• [WHAT TO WORK ON]:
Leave out the pictures and print only the lines from the one with "Output the LaTeX" through the one with "(nc) [box] at", exactly as they are.

----- ENTRIES SUPPLIED -----

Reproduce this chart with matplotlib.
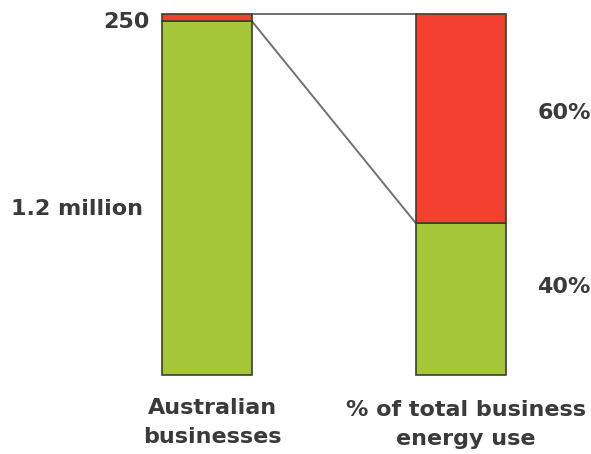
import matplotlib
matplotlib.use("Agg")
import matplotlib.pyplot as plt

categories = ["Australian\nbusinesses", "% of total business\nenergy use"]
green_vals = [98, 42]   # share of bar height (green, bottom)
red_vals = [2, 58]      # share of bar height (red, top)
side_labels = ["250", "1.2 million", "60%", "40%"]

GREEN = "#a6c639"
RED = "#f4412f"
EDGE = "#3d3d2d"
TXT = "#3a3a3a"
FONT = "DejaVu Sans"

fig = plt.figure(figsize=(5.91, 4.54), dpi=100)
ax = fig.add_axes([0, 0, 1, 1])
ax.set_xlim(-0.815, 1.512)
ax.set_ylim(-21.9, 103.9)
ax.axis("off")

x = [0, 1]
w = 0.354
ax.bar(x, green_vals, width=w, color=GREEN, edgecolor=EDGE, linewidth=1.2, zorder=3)
ax.bar(x, red_vals, bottom=green_vals, width=w, color=RED, edgecolor=EDGE, linewidth=1.2, zorder=3)

# connector lines
tops = [g + r for g, r in zip(green_vals, red_vals)]
ax.plot([x[0] + w / 2, x[1] - w / 2], [tops[0], tops[1]], color="#707070", lw=1.4, zorder=2)
ax.plot([x[0] + w / 2, x[1] - w / 2], [green_vals[0], green_vals[1]], color="#707070", lw=1.4, zorder=2)

kw = dict(fontsize=16, fontweight="bold", color=TXT, family=FONT)
ax.text(-0.224, 97.8, side_labels[0], ha="right", va="center", **kw)
ax.text(-0.252, 46.0, side_labels[1], ha="right", va="center", **kw)
ax.text(1.30, 72.7, side_labels[2], ha="left", va="center", **kw)
ax.text(1.30, 24.5, side_labels[3], ha="left", va="center", **kw)

label_y = [-6.3, -6.9]
for xi, yi, lab in zip(x, label_y, categories):
    ax.text(xi + 0.02, yi, lab, ha="center", va="top", linespacing=1.6, **kw)

fig.savefig("out.png", dpi=100, facecolor="white")
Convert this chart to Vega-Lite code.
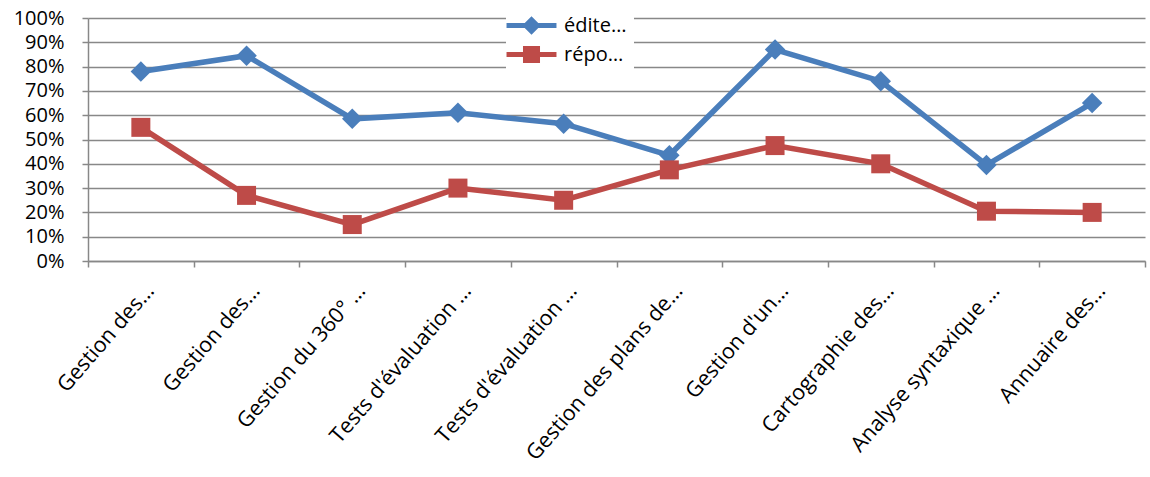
{
  "$schema": "https://vega.github.io/schema/vega-lite/v6.json",
  "width": 1057,
  "height": 243,
  "autosize": {"type": "none"},
  "padding": {"left": 88, "top": 18, "right": 5, "bottom": 216},
  "background": "white",
  "config": {"view": {"stroke": null}, "font": "Open Sans"},
  "data": {
    "values": [
      {"categorie": "Gestion des…", "serie": "édite…", "valeur": 0.78},
      {"categorie": "Gestion des…\u200b", "serie": "édite…", "valeur": 0.845},
      {"categorie": "Gestion du 360° …", "serie": "édite…", "valeur": 0.585},
      {"categorie": "Tests d'évaluation …", "serie": "édite…", "valeur": 0.61},
      {"categorie": "Tests d'évaluation …\u200b", "serie": "édite…", "valeur": 0.565},
      {"categorie": "Gestion des plans de…", "serie": "édite…", "valeur": 0.435},
      {"categorie": "Gestion d'un…", "serie": "édite…", "valeur": 0.87},
      {"categorie": "Cartographie des…", "serie": "édite…", "valeur": 0.74},
      {"categorie": "Analyse syntaxique …", "serie": "édite…", "valeur": 0.395},
      {"categorie": "Annuaire des…", "serie": "édite…", "valeur": 0.65},
      {"categorie": "Gestion des…", "serie": "répo…", "valeur": 0.55},
      {"categorie": "Gestion des…\u200b", "serie": "répo…", "valeur": 0.27},
      {"categorie": "Gestion du 360° …", "serie": "répo…", "valeur": 0.15},
      {"categorie": "Tests d'évaluation …", "serie": "répo…", "valeur": 0.30},
      {"categorie": "Tests d'évaluation …\u200b", "serie": "répo…", "valeur": 0.25},
      {"categorie": "Gestion des plans de…", "serie": "répo…", "valeur": 0.375},
      {"categorie": "Gestion d'un…", "serie": "répo…", "valeur": 0.475},
      {"categorie": "Cartographie des…", "serie": "répo…", "valeur": 0.40},
      {"categorie": "Analyse syntaxique …", "serie": "répo…", "valeur": 0.205},
      {"categorie": "Annuaire des…", "serie": "répo…", "valeur": 0.20}
    ]
  },
  "encoding": {
    "x": {
      "field": "categorie",
      "type": "nominal",
      "sort": null,
      "scale": {"type": "band", "paddingInner": 0, "paddingOuter": 0},
      "axis": {
        "title": null,
        "labelAngle": -49,
        "labelAlign": "right",
        "labelBaseline": "top",
        "labelFontSize": 21.5,
        "labelColor": "black",
        "labelPadding": 13,
        "labelOffset": 1,
        "labelLimit": 300,
        "tickBand": "extent",
        "tickSize": 6,
        "tickWidth": 1.5,
        "tickColor": "#888888",
        "domainColor": "#888888",
        "domainWidth": 1.5,
        "grid": false
      }
    },
    "y": {
      "field": "valeur",
      "type": "quantitative",
      "scale": {"domain": [0, 1]},
      "axis": {
        "title": null,
        "values": [0, 0.1, 0.2, 0.3, 0.4, 0.5, 0.6, 0.7, 0.8, 0.9, 1],
        "format": ".0%",
        "labelFontSize": 20,
        "labelColor": "black",
        "labelPadding": 18,
        "tickSize": 6,
        "tickWidth": 1.5,
        "tickColor": "#888888",
        "domainColor": "#888888",
        "domainWidth": 1.5,
        "grid": true,
        "gridColor": "#888888",
        "gridWidth": 1.5,
        "gridOpacity": 1
      }
    },
    "color": {
      "field": "serie",
      "type": "nominal",
      "scale": {"domain": ["édite…", "répo…"], "range": ["#4A7EBB", "#BE4B48"]},
      "legend": {
        "orient": "none",
        "legendX": 418,
        "legendY": -18,
        "title": null,
        "fillColor": "white",
        "padding": 7,
        "rowPadding": 0,
        "labelFontSize": 20,
        "labelColor": "black",
        "labelOffset": 14,
        "labelLimit": 200,
        "symbolSize": 1369,
        "symbolStrokeWidth": 0,
        "symbolOpacity": 1
      }
    }
  },
  "layer": [
    {
      "mark": {"type": "line", "strokeWidth": 5.5}
    },
    {
      "transform": [{"filter": "datum.serie === 'édite…'"}],
      "mark": {"type": "point", "filled": true, "opacity": 1, "size": 420, "shape": "diamond"}
    },
    {
      "transform": [{"filter": "datum.serie === 'répo…'"}],
      "mark": {"type": "point", "filled": true, "opacity": 1, "size": 361, "shape": "square"}
    },
    {
      "mark": {"type": "point", "filled": true, "opacity": 0, "size": 0},
      "encoding": {
        "shape": {
          "field": "serie",
          "type": "nominal",
          "scale": {
            "domain": ["édite…", "répo…"],
            "range": [
              "M-1.35,-0.14L1.35,-0.14L1.35,0.14L-1.35,0.14Z M0,-0.5L0.5,0L0,0.5L-0.5,0Z",
              "M-1.35,-0.14L1.35,-0.14L1.35,0.14L-1.35,0.14Z M-0.46,-0.46L0.46,-0.46L0.46,0.46L-0.46,0.46Z"
            ]
          },
          "legend": {
            "orient": "none",
            "legendX": 418,
            "legendY": -18,
            "title": null,
            "fillColor": "white",
            "padding": 7,
            "rowPadding": 0,
            "labelFontSize": 20,
            "labelColor": "black",
            "labelOffset": 14,
            "labelLimit": 200,
            "symbolSize": 1369,
            "symbolStrokeWidth": 0,
            "symbolOpacity": 1
          }
        }
      }
    }
  ]
}
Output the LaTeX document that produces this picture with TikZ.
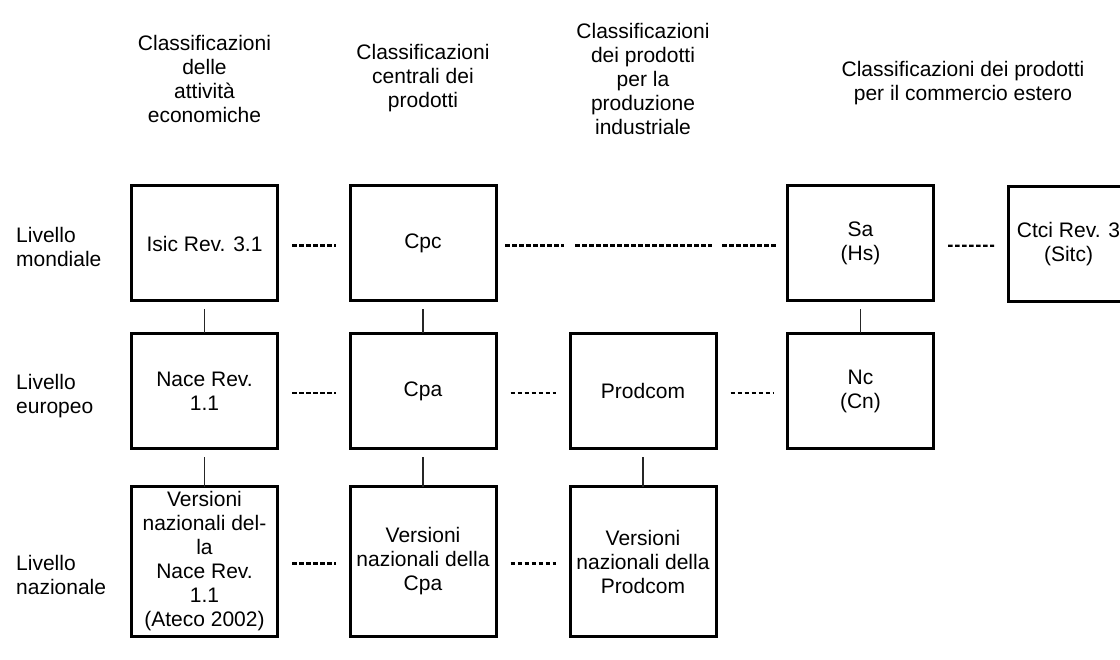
\documentclass[tikz,border=0pt]{standalone}
\usepackage{fontspec}
\setmainfont{Liberation Sans}
\usetikzlibrary{positioning, calc}

\begin{document}
\begin{tikzpicture}[x=1pt, y=-1pt,
		box/.style={draw, line width=3pt, minimum width=146pt, minimum height=115pt, inner sep=0pt, align=center, font=\fontsize{21}{24}\selectfont},
		lbl/.style={align=center, inner sep=0pt, font=\fontsize{21}{24}\selectfont},
		dashlink/.style={line width=2.2pt, dash pattern=on 4.7pt off 2.3pt, shorten <=13pt, shorten >=13pt, transform canvas={yshift=-2pt}},
		uplink/.style={line width=1.2pt, black!85, shorten <=7pt, shorten >=-1.5pt}]
			\useasboundingbox (0,0) rectangle (1120,660);
			\clip (0,0) rectangle (1120,660);

			\node (hatt) [lbl] at (204.5,78.5) {Classificazioni\\delle\\attività\\economiche};
			\node (hcen) [lbl] at (423,78.5) {Classificazioni\\centrali dei\\prodotti};
			\node (hind) [lbl] at (643,78.5) {Classificazioni\\dei prodotti\\per la\\produzione\\industriale};
			\node (hcom) [lbl] at (963,83) {Classificazioni dei prodotti\\per il commercio estero};

			\node (mond) [lbl, anchor=west, align=left] at (16,247) {Livello\\mondiale};
			\node (eur) [lbl, anchor=west, align=left] at (16,396) {Livello\\europeo};
			\node (naz) [lbl, anchor=west, align=left] at (16,575) {Livello\\nazionale};

			\node (isic) [box] at (204.5,243.5) {Isic Rev. 3.1};
			\node (cpc) [box] at (423,243.5) {Cpc};
			\node (sa) [box] at (860.5,243.5) {Sa\\(Hs)};
			\node (ctci) [box, minimum width=120pt] at (1068.5,244) {Ctci Rev. 3\\(Sitc)};

			\node (nace) [box] at (204.5,391) {Nace Rev.\\1.1};
			\node (cpa) [box] at (423,391) {Cpa};
			\node (prodcom) [box] at (643,391) {Prodcom};
			\node (nc) [box] at (860.5,391) {Nc\\(Cn)};

			\node (ateco) [box, minimum height=150pt] at (204.5,561.5) {Versioni\\nazionali del-\\la\\Nace Rev.\\1.1\\(Ateco 2002)};
			\node (cpanaz) [box, minimum height=150pt] at (423,561.5) {Versioni\\nazionali della\\Cpa};
			\node (prodnaz) [box, minimum height=150pt] at (643,561.5) {Versioni\\nazionali della\\Prodcom};

			\draw [uplink] (isic) -- (nace);
			\draw [uplink] (nace) -- (ateco);
			\draw [uplink] (cpc) -- (cpa);
			\draw [uplink] (cpa) -- (cpanaz);
			\draw [uplink] (prodcom) -- (prodnaz);
			\draw [uplink] (sa) -- (nc);

			\coordinate (w1) at (prodcom.west |- cpc);
			\coordinate (w2) at (prodcom.east |- cpc);
			\draw [dashlink] (isic) -- (cpc);
			\draw [dashlink, shorten <=7.5pt, shorten >=4.5pt] (cpc) -- (w1);
			\draw [dashlink, shorten <=6.5pt, shorten >=5.5pt] (w1) -- (w2);
			\draw [dashlink, shorten <=4.5pt, shorten >=9.5pt] (w2) -- (sa);
			\draw [dashlink] (sa) -- (ctci);
			\draw [dashlink] (nace) -- (cpa);
			\draw [dashlink] (cpa) -- (prodcom);
			\draw [dashlink] (prodcom) -- (nc);
			\draw [dashlink] (ateco) -- (cpanaz);
			\draw [dashlink] (cpanaz) -- (prodnaz);
		\end{tikzpicture}
\end{document}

-----

• [PROBLEM SOLUTION]:
Output the LaTeX document that produces this picture with TikZ.
\documentclass[tikz,border=0pt]{standalone}
\usepackage{fontspec}
\setmainfont{Liberation Sans}
\usetikzlibrary{positioning, calc}

\begin{document}
\begin{tikzpicture}[x=1pt, y=-1pt,
		box/.style={draw, line width=3pt, minimum width=146pt, minimum height=115pt, inner sep=0pt, align=center, font=\fontsize{21}{24}\selectfont},
		lbl/.style={align=center, inner sep=0pt, font=\fontsize{21}{24}\selectfont},
		dashlink/.style={line width=2.2pt, dash pattern=on 4.7pt off 2.3pt, shorten <=13pt, shorten >=13pt, transform canvas={yshift=-2pt}},
		uplink/.style={line width=1.2pt, black!85, shorten <=7pt, shorten >=-1.5pt}]
			\useasboundingbox (0,0) rectangle (1120,660);
			\clip (0,0) rectangle (1120,660);

			\node (hatt) [lbl] at (204.5,78.5) {Classificazioni\\delle\\attività\\economiche};
			\node (hcen) [lbl] at (423,78.5) {Classificazioni\\centrali dei\\prodotti};
			\node (hind) [lbl] at (643,78.5) {Classificazioni\\dei prodotti\\per la\\produzione\\industriale};
			\node (hcom) [lbl] at (963,83) {Classificazioni dei prodotti\\per il commercio estero};

			\node (mond) [lbl, anchor=west, align=left] at (16,247) {Livello\\mondiale};
			\node (eur) [lbl, anchor=west, align=left] at (16,396) {Livello\\europeo};
			\node (naz) [lbl, anchor=west, align=left] at (16,575) {Livello\\nazionale};

			\node (isic) [box] at (204.5,243.5) {Isic Rev. 3.1};
			\node (cpc) [box] at (423,243.5) {Cpc};
			\node (sa) [box] at (860.5,243.5) {Sa\\(Hs)};
			\node (ctci) [box, minimum width=120pt] at (1068.5,244) {Ctci Rev. 3\\(Sitc)};

			\node (nace) [box] at (204.5,391) {Nace Rev.\\1.1};
			\node (cpa) [box] at (423,391) {Cpa};
			\node (prodcom) [box] at (643,391) {Prodcom};
			\node (nc) [box] at (860.5,391) {Nc\\(Cn)};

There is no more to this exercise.